▶ [GIVEN REQUEST]: Take the listing and print it in full, exactly as given.

▶ [ROWS]:
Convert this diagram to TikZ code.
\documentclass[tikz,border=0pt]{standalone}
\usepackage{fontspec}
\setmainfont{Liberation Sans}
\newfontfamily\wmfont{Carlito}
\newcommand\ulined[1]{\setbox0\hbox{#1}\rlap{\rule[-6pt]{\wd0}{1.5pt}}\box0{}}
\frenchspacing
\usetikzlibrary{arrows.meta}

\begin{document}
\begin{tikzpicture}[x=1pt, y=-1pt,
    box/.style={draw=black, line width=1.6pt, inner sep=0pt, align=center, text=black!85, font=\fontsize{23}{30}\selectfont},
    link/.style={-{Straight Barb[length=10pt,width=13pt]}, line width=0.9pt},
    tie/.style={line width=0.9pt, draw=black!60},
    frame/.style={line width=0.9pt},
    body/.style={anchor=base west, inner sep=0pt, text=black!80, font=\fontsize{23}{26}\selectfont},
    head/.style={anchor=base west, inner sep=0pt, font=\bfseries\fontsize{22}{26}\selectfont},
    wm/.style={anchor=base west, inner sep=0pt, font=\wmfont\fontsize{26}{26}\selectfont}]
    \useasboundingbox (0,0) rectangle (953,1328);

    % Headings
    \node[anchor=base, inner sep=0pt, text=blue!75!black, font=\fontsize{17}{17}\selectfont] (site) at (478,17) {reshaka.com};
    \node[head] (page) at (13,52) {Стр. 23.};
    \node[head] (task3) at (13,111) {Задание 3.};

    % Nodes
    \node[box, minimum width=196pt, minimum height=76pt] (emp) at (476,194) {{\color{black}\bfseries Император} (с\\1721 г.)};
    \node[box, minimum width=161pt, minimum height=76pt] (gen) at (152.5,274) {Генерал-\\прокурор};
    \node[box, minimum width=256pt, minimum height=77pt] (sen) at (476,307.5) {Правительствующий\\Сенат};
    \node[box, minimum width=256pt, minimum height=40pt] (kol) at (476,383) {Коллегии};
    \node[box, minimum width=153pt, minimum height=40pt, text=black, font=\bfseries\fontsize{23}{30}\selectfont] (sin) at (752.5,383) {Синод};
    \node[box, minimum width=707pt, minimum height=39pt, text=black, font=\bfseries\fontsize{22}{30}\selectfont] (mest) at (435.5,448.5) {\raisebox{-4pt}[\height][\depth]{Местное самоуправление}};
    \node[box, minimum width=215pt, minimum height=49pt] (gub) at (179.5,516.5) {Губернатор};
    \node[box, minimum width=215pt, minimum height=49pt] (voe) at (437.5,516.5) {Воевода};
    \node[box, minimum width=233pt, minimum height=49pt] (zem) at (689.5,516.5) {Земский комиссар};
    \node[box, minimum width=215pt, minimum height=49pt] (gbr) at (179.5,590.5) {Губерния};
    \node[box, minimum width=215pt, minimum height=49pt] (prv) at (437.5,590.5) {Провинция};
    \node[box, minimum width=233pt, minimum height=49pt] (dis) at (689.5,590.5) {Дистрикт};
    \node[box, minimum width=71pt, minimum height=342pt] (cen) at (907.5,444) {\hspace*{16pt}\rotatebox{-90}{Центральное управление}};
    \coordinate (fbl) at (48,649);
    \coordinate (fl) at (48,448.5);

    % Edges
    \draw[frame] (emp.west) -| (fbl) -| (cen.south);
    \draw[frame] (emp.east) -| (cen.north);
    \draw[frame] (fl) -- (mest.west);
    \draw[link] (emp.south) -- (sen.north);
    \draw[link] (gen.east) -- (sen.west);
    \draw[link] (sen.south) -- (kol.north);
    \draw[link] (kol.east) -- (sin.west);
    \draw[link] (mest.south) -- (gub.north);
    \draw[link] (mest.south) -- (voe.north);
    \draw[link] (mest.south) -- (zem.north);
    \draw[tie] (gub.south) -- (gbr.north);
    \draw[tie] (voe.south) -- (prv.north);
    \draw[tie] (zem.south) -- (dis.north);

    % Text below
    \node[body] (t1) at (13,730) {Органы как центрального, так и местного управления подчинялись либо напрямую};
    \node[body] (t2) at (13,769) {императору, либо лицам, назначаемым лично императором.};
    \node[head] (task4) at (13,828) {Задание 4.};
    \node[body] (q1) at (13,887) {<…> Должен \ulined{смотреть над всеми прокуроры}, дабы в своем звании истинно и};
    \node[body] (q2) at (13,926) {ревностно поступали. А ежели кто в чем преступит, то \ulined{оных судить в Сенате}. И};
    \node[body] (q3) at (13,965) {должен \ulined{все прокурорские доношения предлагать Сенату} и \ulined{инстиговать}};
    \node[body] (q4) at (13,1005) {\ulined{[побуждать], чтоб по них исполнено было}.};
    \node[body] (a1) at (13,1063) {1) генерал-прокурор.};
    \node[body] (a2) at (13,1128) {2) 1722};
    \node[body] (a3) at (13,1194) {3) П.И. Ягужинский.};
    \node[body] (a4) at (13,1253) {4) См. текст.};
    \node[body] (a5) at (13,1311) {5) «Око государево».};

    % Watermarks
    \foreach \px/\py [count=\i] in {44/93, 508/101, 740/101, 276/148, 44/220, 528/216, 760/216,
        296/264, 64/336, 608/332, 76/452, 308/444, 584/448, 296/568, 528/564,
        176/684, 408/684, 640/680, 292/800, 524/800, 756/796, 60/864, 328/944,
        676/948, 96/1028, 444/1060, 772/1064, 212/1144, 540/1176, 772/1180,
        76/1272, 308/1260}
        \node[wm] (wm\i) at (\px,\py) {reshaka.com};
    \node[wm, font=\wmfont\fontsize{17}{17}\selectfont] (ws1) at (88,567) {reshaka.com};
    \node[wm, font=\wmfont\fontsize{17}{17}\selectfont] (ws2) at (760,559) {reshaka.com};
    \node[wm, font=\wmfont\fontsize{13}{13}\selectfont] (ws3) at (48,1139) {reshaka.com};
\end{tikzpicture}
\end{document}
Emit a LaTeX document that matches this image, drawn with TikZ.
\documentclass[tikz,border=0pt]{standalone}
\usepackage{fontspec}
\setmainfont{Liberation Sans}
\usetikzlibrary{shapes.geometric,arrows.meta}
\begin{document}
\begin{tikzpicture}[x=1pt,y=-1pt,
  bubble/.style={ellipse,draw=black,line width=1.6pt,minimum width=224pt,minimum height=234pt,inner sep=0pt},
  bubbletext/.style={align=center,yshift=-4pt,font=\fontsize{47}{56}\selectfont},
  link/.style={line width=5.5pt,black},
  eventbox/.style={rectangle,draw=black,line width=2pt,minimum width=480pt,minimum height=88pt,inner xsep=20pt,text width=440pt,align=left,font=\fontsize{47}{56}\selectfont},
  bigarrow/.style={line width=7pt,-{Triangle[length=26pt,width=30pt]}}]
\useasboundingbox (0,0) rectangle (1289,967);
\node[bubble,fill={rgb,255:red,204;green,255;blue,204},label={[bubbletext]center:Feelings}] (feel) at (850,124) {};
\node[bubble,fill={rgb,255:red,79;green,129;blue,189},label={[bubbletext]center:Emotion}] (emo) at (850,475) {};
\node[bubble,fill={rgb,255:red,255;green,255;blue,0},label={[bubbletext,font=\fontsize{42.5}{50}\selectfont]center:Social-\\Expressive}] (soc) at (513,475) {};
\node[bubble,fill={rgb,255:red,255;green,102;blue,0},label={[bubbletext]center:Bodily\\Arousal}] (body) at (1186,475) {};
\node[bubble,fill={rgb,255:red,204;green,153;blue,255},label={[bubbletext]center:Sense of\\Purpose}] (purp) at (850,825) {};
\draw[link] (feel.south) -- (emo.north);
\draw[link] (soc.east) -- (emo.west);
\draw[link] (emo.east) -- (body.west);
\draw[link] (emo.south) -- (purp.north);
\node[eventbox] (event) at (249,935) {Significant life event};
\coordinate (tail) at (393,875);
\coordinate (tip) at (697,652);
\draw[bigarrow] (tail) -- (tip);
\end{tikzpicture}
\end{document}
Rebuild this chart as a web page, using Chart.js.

▶ [PROBLEM SOLUTION]:
Convert this diagram to TikZ code.
\documentclass[tikz,border=0pt]{standalone}
\usepackage{fontspec}
\setmainfont{Liberation Sans}
\newfontfamily\wmfont{Carlito}
\newcommand\ulined[1]{\setbox0\hbox{#1}\rlap{\rule[-6pt]{\wd0}{1.5pt}}\box0{}}
\frenchspacing
\usetikzlibrary{arrows.meta}

\begin{document}
\begin{tikzpicture}[x=1pt, y=-1pt,
    box/.style={draw=black, line width=1.6pt, inner sep=0pt, align=center, text=black!85, font=\fontsize{23}{30}\selectfont},
    link/.style={-{Straight Barb[length=10pt,width=13pt]}, line width=0.9pt},
    tie/.style={line width=0.9pt, draw=black!60},
    frame/.style={line width=0.9pt},
    body/.style={anchor=base west, inner sep=0pt, text=black!80, font=\fontsize{23}{26}\selectfont},
    head/.style={anchor=base west, inner sep=0pt, font=\bfseries\fontsize{22}{26}\selectfont},
    wm/.style={anchor=base west, inner sep=0pt, font=\wmfont\fontsize{26}{26}\selectfont}]
    \useasboundingbox (0,0) rectangle (953,1328);

    % Headings
    \node[anchor=base, inner sep=0pt, text=blue!75!black, font=\fontsize{17}{17}\selectfont] (site) at (478,17) {reshaka.com};
    \node[head] (page) at (13,52) {Стр. 23.};
    \node[head] (task3) at (13,111) {Задание 3.};

    % Nodes
    \node[box, minimum width=196pt, minimum height=76pt] (emp) at (476,194) {{\color{black}\bfseries Император} (с\\1721 г.)};
    \node[box, minimum width=161pt, minimum height=76pt] (gen) at (152.5,274) {Генерал-\\прокурор};
    \node[box, minimum width=256pt, minimum height=77pt] (sen) at (476,307.5) {Правительствующий\\Сенат};
    \node[box, minimum width=256pt, minimum height=40pt] (kol) at (476,383) {Коллегии};
    \node[box, minimum width=153pt, minimum height=40pt, text=black, font=\bfseries\fontsize{23}{30}\selectfont] (sin) at (752.5,383) {Синод};
    \node[box, minimum width=707pt, minimum height=39pt, text=black, font=\bfseries\fontsize{22}{30}\selectfont] (mest) at (435.5,448.5) {\raisebox{-4pt}[\height][\depth]{Местное самоуправление}};
    \node[box, minimum width=215pt, minimum height=49pt] (gub) at (179.5,516.5) {Губернатор};
    \node[box, minimum width=215pt, minimum height=49pt] (voe) at (437.5,516.5) {Воевода};
    \node[box, minimum width=233pt, minimum height=49pt] (zem) at (689.5,516.5) {Земский комиссар};
    \node[box, minimum width=215pt, minimum height=49pt] (gbr) at (179.5,590.5) {Губерния};
    \node[box, minimum width=215pt, minimum height=49pt] (prv) at (437.5,590.5) {Провинция};
    \node[box, minimum width=233pt, minimum height=49pt] (dis) at (689.5,590.5) {Дистрикт};
    \node[box, minimum width=71pt, minimum height=342pt] (cen) at (907.5,444) {\hspace*{16pt}\rotatebox{-90}{Центральное управление}};
    \coordinate (fbl) at (48,649);
    \coordinate (fl) at (48,448.5);

    % Edges
    \draw[frame] (emp.west) -| (fbl) -| (cen.south);
    \draw[frame] (emp.east) -| (cen.north);
    \draw[frame] (fl) -- (mest.west);
    \draw[link] (emp.south) -- (sen.north);
    \draw[link] (gen.east) -- (sen.west);
    \draw[link] (sen.south) -- (kol.north);
    \draw[link] (kol.east) -- (sin.west);
    \draw[link] (mest.south) -- (gub.north);
    \draw[link] (mest.south) -- (voe.north);
    \draw[link] (mest.south) -- (zem.north);
    \draw[tie] (gub.south) -- (gbr.north);
    \draw[tie] (voe.south) -- (prv.north);
    \draw[tie] (zem.south) -- (dis.north);

    % Text below
    \node[body] (t1) at (13,730) {Органы как центрального, так и местного управления подчинялись либо напрямую};
    \node[body] (t2) at (13,769) {императору, либо лицам, назначаемым лично императором.};
    \node[head] (task4) at (13,828) {Задание 4.};
    \node[body] (q1) at (13,887) {<…> Должен \ulined{смотреть над всеми прокуроры}, дабы в своем звании истинно и};
    \node[body] (q2) at (13,926) {ревностно поступали. А ежели кто в чем преступит, то \ulined{оных судить в Сенате}. И};
    \node[body] (q3) at (13,965) {должен \ulined{все прокурорские доношения предлагать Сенату} и \ulined{инстиговать}};
    \node[body] (q4) at (13,1005) {\ulined{[побуждать], чтоб по них исполнено было}.};
    \node[body] (a1) at (13,1063) {1) генерал-прокурор.};
    \node[body] (a2) at (13,1128) {2) 1722};
    \node[body] (a3) at (13,1194) {3) П.И. Ягужинский.};
    \node[body] (a4) at (13,1253) {4) См. текст.};
    \node[body] (a5) at (13,1311) {5) «Око государево».};

    % Watermarks
    \foreach \px/\py [count=\i] in {44/93, 508/101, 740/101, 276/148, 44/220, 528/216, 760/216,
        296/264, 64/336, 608/332, 76/452, 308/444, 584/448, 296/568, 528/564,
        176/684, 408/684, 640/680, 292/800, 524/800, 756/796, 60/864, 328/944,
        676/948, 96/1028, 444/1060, 772/1064, 212/1144, 540/1176, 772/1180,
        76/1272, 308/1260}
        \node[wm] (wm\i) at (\px,\py) {reshaka.com};
    \node[wm, font=\wmfont\fontsize{17}{17}\selectfont] (ws1) at (88,567) {reshaka.com};
    \node[wm, font=\wmfont\fontsize{17}{17}\selectfont] (ws2) at (760,559) {reshaka.com};
    \node[wm, font=\wmfont\fontsize{13}{13}\selectfont] (ws3) at (48,1139) {reshaka.com};
\end{tikzpicture}
\end{document}
Emit a LaTeX document that matches this image, drawn with TikZ.
\documentclass[tikz,border=0pt]{standalone}
\usepackage{fontspec}
\setmainfont{Liberation Sans}
\usetikzlibrary{shapes.geometric,arrows.meta}
\begin{document}
\begin{tikzpicture}[x=1pt,y=-1pt,
  bubble/.style={ellipse,draw=black,line width=1.6pt,minimum width=224pt,minimum height=234pt,inner sep=0pt},
  bubbletext/.style={align=center,yshift=-4pt,font=\fontsize{47}{56}\selectfont},
  link/.style={line width=5.5pt,black},
  eventbox/.style={rectangle,draw=black,line width=2pt,minimum width=480pt,minimum height=88pt,inner xsep=20pt,text width=440pt,align=left,font=\fontsize{47}{56}\selectfont},
  bigarrow/.style={line width=7pt,-{Triangle[length=26pt,width=30pt]}}]
\useasboundingbox (0,0) rectangle (1289,967);
\node[bubble,fill={rgb,255:red,204;green,255;blue,204},label={[bubbletext]center:Feelings}] (feel) at (850,124) {};
\node[bubble,fill={rgb,255:red,79;green,129;blue,189},label={[bubbletext]center:Emotion}] (emo) at (850,475) {};
\node[bubble,fill={rgb,255:red,255;green,255;blue,0},label={[bubbletext,font=\fontsize{42.5}{50}\selectfont]center:Social-\\Expressive}] (soc) at (513,475) {};
\node[bubble,fill={rgb,255:red,255;green,102;blue,0},label={[bubbletext]center:Bodily\\Arousal}] (body) at (1186,475) {};
\node[bubble,fill={rgb,255:red,204;green,153;blue,255},label={[bubbletext]center:Sense of\\Purpose}] (purp) at (850,825) {};
\draw[link] (feel.south) -- (emo.north);
\draw[link] (soc.east) -- (emo.west);
\draw[link] (emo.east) -- (body.west);
\draw[link] (emo.south) -- (purp.north);
\node[eventbox] (event) at (249,935) {Significant life event};
\coordinate (tail) at (393,875);
\coordinate (tip) at (697,652);
\draw[bigarrow] (tail) -- (tip);
\end{tikzpicture}
\end{document}
Rebuild this chart as a web page, using Chart.js.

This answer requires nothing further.